No Suspicion of Crime Required
The fourth appellate district now holds that a police officer may conduct a Terry frisk during a consensual encounter upon developing reasonable suspicion the citizen is armed and dangerous; the officer need not develop reasonable suspicion of criminal activity. In such cases, the seizure and frisk will occur contemporaneously because a consensual encounter is, by definition, not a seizure.
Accordingly, a police officer must have reasonable suspicion the individual is armed and dangerous at the time of the frisk.

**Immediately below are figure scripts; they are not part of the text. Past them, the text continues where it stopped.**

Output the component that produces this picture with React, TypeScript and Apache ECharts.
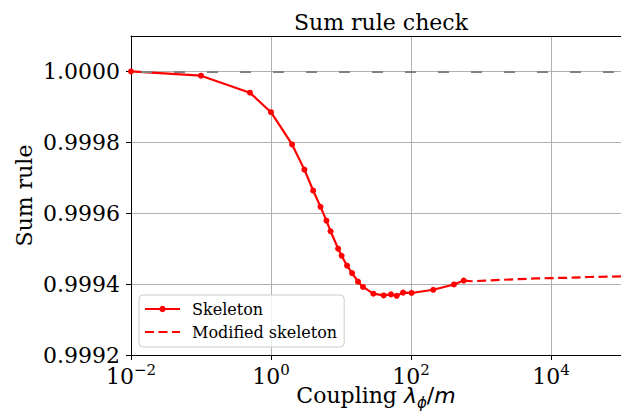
import React, { useEffect, useRef } from "react";
import * as echarts from "echarts";

const skeletonX = [0.01, 0.1, 0.5, 1, 2, 3, 4, 5.1, 6.2, 7.1, 9.1, 10.2, 12.2, 14.4, 17.5, 20.6, 29, 40.7, 51.8, 62.5, 77, 102, 208, 411, 566];
const skeletonY = [1.0, 0.999988, 0.99994, 0.999885, 0.999794, 0.999723, 0.999664, 0.999618, 0.999579, 0.999549, 0.9995, 0.99948, 0.999452, 0.999431, 0.999407, 0.999392, 0.999373, 0.999368, 0.999371, 0.999367, 0.999376, 0.999375, 0.999384, 0.999399, 0.99941];

const modifiedX = [566, 741, 1140, 2000, 3390, 6100, 10000, 19300, 34000, 65000, 100000];
const modifiedY = [0.99941, 0.999408, 0.99941, 0.999412, 0.999414, 0.999416, 0.999417, 0.999418, 0.99942, 0.999421, 0.999422];

const xTicks = [0.01, 1, 100, 10000];
const yTicks = [0.9992, 0.9994, 0.9996, 0.9998, 1.0];

const SERIF = "DejaVu Serif";
const MATH = "DejaVu Sans";

export default function App() {
  const ref = useRef<HTMLDivElement>(null);
  useEffect(() => {
    if (!ref.current) return;
    const chart = echarts.init(ref.current, null, { renderer: "svg" });
    const supExp = (v: number) => {
      const e = Math.round(Math.log10(v));
      const s = e < 0 ? "\u2212" + String(-e) : String(e);
      return "10{sup|" + s + "}";
    };
    chart.setOption({
      animation: false,
      backgroundColor: "#ffffff",
      title: {
        text: "Sum rule check",
        left: 376,
        top: 6,
        textAlign: "center",
        textStyle: { fontFamily: SERIF, fontSize: 22, fontWeight: "normal", color: "#000" },
      },
      grid: { left: 131, right: 0, top: 36, bottom: 63, outerBoundsMode: "none", containLabel: false },
      legend: {
        left: 139,
        top: 295,
        orient: "vertical",
        selectedMode: false,
        itemWidth: 35,
        itemHeight: 8,
        itemGap: 7,
        padding: [6, 7, 7, 5],
        backgroundColor: "rgba(255,255,255,0.8)",
        borderColor: "#cccccc",
        borderWidth: 1,
        borderRadius: 4,
        textStyle: { fontFamily: SERIF, fontSize: 16, color: "#000", padding: [0, 0, 0, 7] },
        data: [
          { name: "Skeleton" },
          { name: "Modified skeleton", itemStyle: { opacity: 0 } },
        ],
      },
      xAxis: [
        {
          type: "log",
          logBase: 10,
          min: 0.01,
          max: 100000,
          name: "Coupling {it|λ}{sub|ϕ}{n|/}{it|m}",
          nameLocation: "middle",
          nameGap: 25,
          nameMoveOverlap: false,
          nameTextStyle: {
            fontFamily: SERIF,
            fontSize: 22,
            color: "#000",
            lineHeight: 30,
            rich: {
              it: { fontFamily: MATH, fontStyle: "italic", fontSize: 22, color: "#000", lineHeight: 30 },
              n: { fontFamily: MATH, fontSize: 22, color: "#000", lineHeight: 30 },
              sub: { fontFamily: MATH, fontStyle: "italic", fontSize: 15, color: "#000", lineHeight: 12, verticalAlign: "bottom" },
            },
          },
          axisLine: { show: true, onZero: false, lineStyle: { color: "#000", width: 1 } },
          axisTick: { show: true, length: 5, lineStyle: { color: "#000", width: 1 }, customValues: xTicks },
          axisLabel: {
            customValues: xTicks,
            margin: 7,
            formatter: (v: number) => supExp(v),
            fontFamily: SERIF,
            fontSize: 22,
            color: "#000",
            lineHeight: 28,
            rich: {
              sup: { fontFamily: SERIF, fontSize: 15, color: "#000", lineHeight: 13, verticalAlign: "top" },
            },
          },
          splitLine: { show: true, lineStyle: { color: "#b0b0b0", width: 1 } },
          minorTick: { show: false },
        },
        {
          type: "log",
          logBase: 10,
          min: 0.01,
          max: 100000,
          position: "top",
          axisLine: { show: true, onZero: false, lineStyle: { color: "#000", width: 1 } },
          axisTick: { show: false },
          axisLabel: { show: false },
          splitLine: { show: false },
        },
      ],
      yAxis: {
        type: "value",
        min: 0.9992,
        max: 1.0001,
        name: "Sum rule",
        nameLocation: "middle",
        nameGap: 96,
        nameRotate: 90,
        nameMoveOverlap: false,
        nameTextStyle: { fontFamily: SERIF, fontSize: 22, color: "#000" },
        axisLine: { show: true, onZero: false, lineStyle: { color: "#000", width: 1 } },
        axisTick: { show: true, length: 5, lineStyle: { color: "#000", width: 1 }, customValues: yTicks },
        axisLabel: {
          customValues: yTicks,
          margin: 11,
          formatter: (v: number) => v.toFixed(4),
          fontFamily: SERIF,
          fontSize: 22,
          color: "#000",
        },
        splitLine: { show: true, lineStyle: { color: "#b0b0b0", width: 1 } },
      },
      series: [
        {
          name: "Modified skeleton",
          type: "line",
          xAxisIndex: 0,
          data: modifiedX.map((x, i) => [x, modifiedY[i]]),
          symbol: "none",
          lineStyle: { color: "#ff0000", width: 2.2, type: [9, 4.5] },
          itemStyle: { color: "#ff0000" },
          z: 3,
        },
        {
          name: "Skeleton",
          type: "line",
          xAxisIndex: 0,
          data: skeletonX.map((x, i) => [x, skeletonY[i]]),
          symbol: "circle",
          symbolSize: 6,
          showSymbol: true,
          lineStyle: { color: "#ff0000", width: 2.2 },
          itemStyle: { color: "#ff0000" },
          z: 4,
          markLine: {
            silent: true,
            symbol: "none",
            label: { show: false },
            lineStyle: { color: "#808080", type: [11, 22], width: 2, dashOffset: 23 },
            data: [{ yAxis: 1.0 }],
            z: 5,
          },
        },
      ],
    });
    return () => chart.dispose();
  }, []);
  return <div ref={ref} style={{ width: 621, height: 418, position: "absolute", left: 0, top: 0 }} />;
}
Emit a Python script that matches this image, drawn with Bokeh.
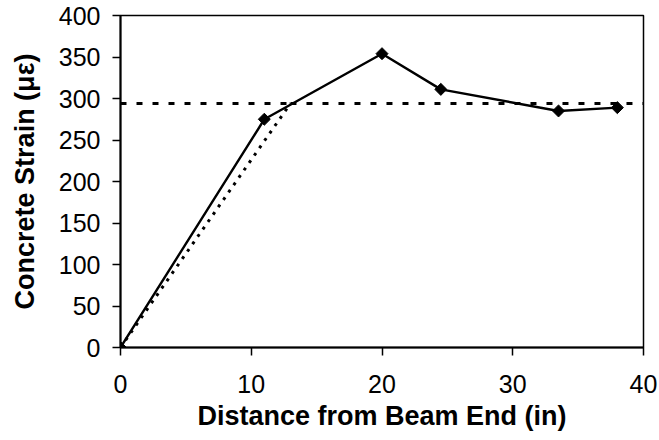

By so concluding, defendant’s arguments relating to the lack of reasonable suspicion defendant was involved in criminal activity became inapplicable. Thus, A Terry frisk during a consensual encounter must be predicated by reasonable suspicion the individual is armed with a weapon and, therefore, presently dangerous.
More Than a Hunch
To develop reasonable suspicion, the officer must have more than an “inarticulate hunch”; the officer must “point to specific and articulable facts which, taken together with rational inferences from those facts” demonstrate the suspicion is reasonable. The officer need not be absolutely certain that the individual is armed; the issue is whether a reasonably prudent man in the circumstances would be warranted in the belief that his safety or that of others was in danger.
Officer’s Inferences
When reviewing the reasonableness of an officer’s conduct, it is appropriate to give due weight to the specific reasonable inferences which the officer is entitled to draw from the facts in light of his experience.
This is an objective standard asking if an individual of reasonable caution would believe that the action was appropriate.
Holding
This is what the officer new:
He was alone with defendant at a late hour in an area he knew was a high-narcotics crime area. He was substantially smaller than defendant. Defendant was coming from a known drug house, in the officer’s experience individuals who deal with narcotics are often armed with a weapon.
Plus, Defendant acted peculiarly by continually placing his hands in his pockets, even after being asked him to remove his hands from his pockets several times defendant ultimately refused to remove his hands and asked why he needed to.
It was objectively reasonable for the officer to suspect defendant may have been armed with a weapon. This officer did not decide to frisk defendant based solely on one fact alone; he decided to frisk defendant based on the quantum of facts he learned while speaking to defendant, coupled with defendant’s refusal to keep his hands visible.
In sum, the court concluded the totality of the circumstances known to the officer at the time of the frisk warranted the reasonable suspicion defendant was armed and thus dangerous, thereby permitting him to conduct a Terry frisk.